Gareth Thomas, a member of the U.K. parliament and shadow international trade minister, said saving jobs at the low-margin businesses such as Kporye’s that export to Britain should be a priority, adding: “It beggars belief that they left sorting out a deal with a key Commonwealth ally so late.”
Charted Territory
Spain and the U.K. struck a last-minute deal over Gibraltar that eases access to the territory and removes the threat of fresh restrictions at the border. Responsibility for overseeing the new passport-free Schengen agreement terms for entry to Gibraltar’s port and airport, as envisaged in the accord, would be Spain’s, according to Spanish Foreign Minister Arancha Gonzalez Laya.
On the mend | Euro-area manufacturing grew at the fastest pace in more than 2 1/2 years in December, bringing some positive news at the end of a horrific 2020 for the region’s economy.
New levies | The Trump administration imposed tariffs on additional products from the EU as part of a long-running dispute over subsidies to aircraft makers Airbus and Boeing.
Africa trade deal | The first goods began to flow under an Africa-wide free-trade pact, the culmination of more than five years of negotiations on cutting cross-border tariffs.

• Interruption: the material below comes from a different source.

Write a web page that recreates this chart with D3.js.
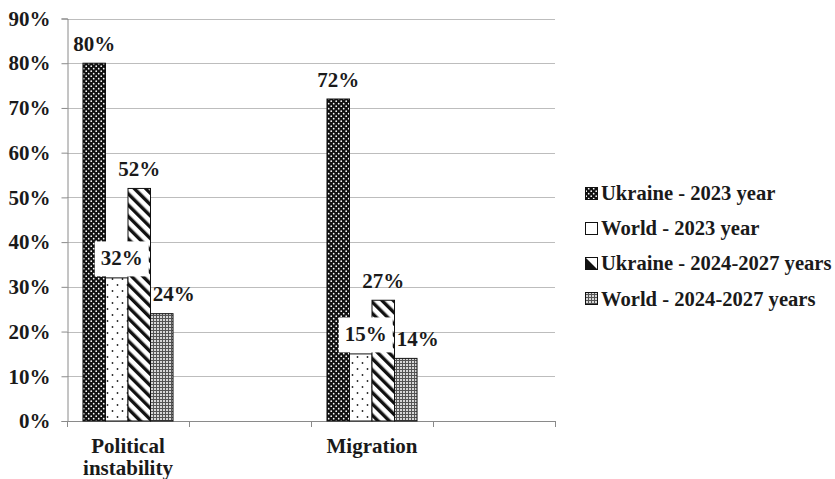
<!DOCTYPE html>
<html>
<head>
<meta charset="utf-8">
<script src="https://cdn.jsdelivr.net/npm/d3@7"></script>
<style>
  html, body { margin: 0; padding: 0; background: #fff; }
  svg { display: block; }
  text { font-family: "Liberation Serif", "Times New Roman", serif; font-weight: bold; fill: #1a1a1a; }
</style>
</head>
<body>
<svg id="chart" width="835" height="479"></svg>
<script>
// Category slots along the x axis (two are empty spacers)
const categories = [["Political", "instability"], [""], ["Migration"], [""]];
const categoryKeys = ["Political instability", "gap1", "Migration", "gap2"];

// Series names and their values (%) per category
const seriesNames = ["Ukraine - 2023 year", "World - 2023 year", "Ukraine - 2024-2027 years", "World - 2024-2027 years"];
const ukraine2023 = [80, null, 72, null];
const world2023 = [32, null, 15, null];
const ukraine2027 = [52, null, 27, null];
const world2027 = [24, null, 14, null];
const seriesValues = [ukraine2023, world2023, ukraine2027, world2027];

const yTicks = [0, 10, 20, 30, 40, 50, 60, 70, 80, 90];

const svg = d3.select("#chart");
const plotLeft = 67, plotRight = 555, plotTop = 18.5, plotBottom = 421;
const fontSize = "21px";

// Fill patterns for each series
const defs = svg.append("defs");
const p0 = defs.append("pattern").attr("id", "pat0").attr("patternUnits", "userSpaceOnUse")
  .attr("width", 5).attr("height", 5);
p0.append("rect").attr("width", 5).attr("height", 5).attr("fill", "#111");
p0.append("circle").attr("cx", 1.2).attr("cy", 1.2).attr("r", 0.85).attr("fill", "#fff");
p0.append("circle").attr("cx", 3.7).attr("cy", 3.7).attr("r", 0.85).attr("fill", "#fff");

const p1 = defs.append("pattern").attr("id", "pat1").attr("patternUnits", "userSpaceOnUse")
  .attr("width", 10).attr("height", 12);
p1.append("rect").attr("width", 10).attr("height", 12).attr("fill", "#fff");
p1.append("circle").attr("cx", 2.5).attr("cy", 3).attr("r", 0.9).attr("fill", "#222");
p1.append("circle").attr("cx", 7.5).attr("cy", 9).attr("r", 0.9).attr("fill", "#222");

const p2 = defs.append("pattern").attr("id", "pat2").attr("patternUnits", "userSpaceOnUse")
  .attr("width", 8).attr("height", 8).attr("patternTransform", "rotate(-45)");
p2.append("rect").attr("width", 8).attr("height", 8).attr("fill", "#fff");
p2.append("rect").attr("x", 0).attr("y", 0).attr("width", 3.4).attr("height", 8).attr("fill", "#111");

const p3 = defs.append("pattern").attr("id", "pat3").attr("patternUnits", "userSpaceOnUse")
  .attr("width", 3).attr("height", 3);
p3.append("rect").attr("width", 3).attr("height", 3).attr("fill", "#555");
p3.append("rect").attr("x", 1).attr("y", 1).attr("width", 2).attr("height", 2).attr("fill", "#d8d8d8");
const fills = ["url(#pat0)", "url(#pat1)", "url(#pat2)", "url(#pat3)"];

// Scales
const x = d3.scaleBand().domain(categoryKeys).range([plotLeft, plotRight]).padding(0);
const xs = d3.scaleBand().domain(d3.range(seriesNames.length)).range([0, x.bandwidth()])
  .paddingInner(0).paddingOuter(0.71);
const y = d3.scaleLinear().domain([0, 90]).range([plotBottom, plotTop]);

// Horizontal gridlines
svg.append("g").selectAll("line").data(yTicks.slice(1)).join("line")
  .attr("x1", plotLeft).attr("x2", plotRight)
  .attr("y1", d => Math.round(y(d)) + 0.5).attr("y2", d => Math.round(y(d)) + 0.5)
  .attr("stroke", "#bdbdbd").attr("stroke-width", 1);

// Y axis
const yAxis = svg.append("g").attr("transform", `translate(${plotLeft + 0.5},0)`)
  .call(d3.axisLeft(y).tickValues(yTicks).tickFormat(d => d + "%").tickSize(6).tickPadding(11));
yAxis.select(".domain").attr("stroke", "#8a8a8a");
yAxis.selectAll(".tick line").attr("stroke", "#8a8a8a");
yAxis.selectAll(".tick text").style("font-size", fontSize).attr("fill", "#1a1a1a")
  .style("font-family", "'Liberation Serif', 'Times New Roman', serif").style("font-weight", "bold");

// X axis line with ticks between categories
const xAxisG = svg.append("g");
xAxisG.append("line").attr("x1", plotLeft).attr("x2", plotRight)
  .attr("y1", plotBottom + 0.5).attr("y2", plotBottom + 0.5).attr("stroke", "#8a8a8a");
const xBounds = categoryKeys.map(k => x(k)).concat([plotRight]);
xAxisG.selectAll("line.tk").data(xBounds).join("line").attr("class", "tk")
  .attr("x1", d => Math.round(d) + 0.5).attr("x2", d => Math.round(d) + 0.5)
  .attr("y1", plotBottom).attr("y2", plotBottom + 6).attr("stroke", "#8a8a8a");

// Category labels
categories.forEach((lines, i) => {
  const cx = x(categoryKeys[i]) + x.bandwidth() / 2;
  const t = svg.append("text").attr("text-anchor", "middle")
    .attr("x", cx).attr("y", 453).style("font-size", fontSize);
  lines.forEach((ln, j) => t.append("tspan").attr("x", cx)
    .attr("dy", j === 0 ? 0 : 22).text(ln));
});

// Bars
const barData = [];
seriesValues.forEach((vals, s) => vals.forEach((v, c) => {
  if (v != null) barData.push({ s, c, v });
}));
svg.append("g").selectAll("rect").data(barData).join("rect")
  .attr("x", d => x(categoryKeys[d.c]) + xs(d.s))
  .attr("y", d => y(d.v))
  .attr("width", xs.bandwidth())
  .attr("height", d => y(0) - y(d.v))
  .attr("fill", d => fills[d.s])
  .attr("stroke", "#111").attr("stroke-width", 1);

// Value labels
const labelDx = [0, 5, 0, 12];
const labels = svg.append("g");
barData.forEach(d => {
  const cx = x(categoryKeys[d.c]) + xs(d.s) + xs.bandwidth() / 2 + labelDx[d.s];
  const by = y(d.v) - 12.5;
  const g = labels.append("g");
  const t = g.append("text").attr("x", cx).attr("y", by).attr("text-anchor", "middle")
    .style("font-size", fontSize).text(d.v + "%");
  if (d.s === 1) {
    const bb = t.node().getBBox();
    g.insert("rect", "text").attr("x", bb.x - 6).attr("y", by - 24)
      .attr("width", bb.width + 12).attr("height", 35).attr("fill", "#fff");
  }
});

// Legend (keys are simplified versions of the bar fills at this small size)
const legendFills = [fills[0], "#fff", "#fff", fills[3]];
const legend = svg.append("g").attr("transform", "translate(585,0)");
seriesNames.forEach((name, i) => {
  const cy = 193 + i * 35.2;
  const ky = Math.round(cy - 6.5) + 0.5;
  legend.append("rect").attr("x", 0.5).attr("y", ky).attr("width", 12).attr("height", 12)
    .attr("fill", legendFills[i]).attr("stroke", "#111").attr("stroke-width", 1);
  if (i === 2) {
    // diagonal hatch reads as a half-filled key
    legend.append("path").attr("d", `M0.5,${ky} L12.5,${ky + 12} L0.5,${ky + 12} Z`).attr("fill", "#111");
  }
  legend.append("text").attr("x", 16).attr("y", cy + 7).style("font-size", "20.6px").text(name);
});
</script>
</body>
</html>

Not wanted | The New York Stock Exchange will delist three Chinese corporations to comply with a U.S. executive order that imposed restrictions on firms with ties to the Chinese military, a primarily symbolic blow amid heightened geopolitical friction between Washington and Beijing. Chinese oil majors may be next in line.
EU-China pact | The EU and China announced the political approval of an agreement to open the Chinese market further to EU investors, marking a major step in talks that began in 2013.
Easier investment | China relaxed foreign investment rules for its southern free trade port of Hainan island, allowing overseas funds into sectors such as mining, online trading, and market and social research.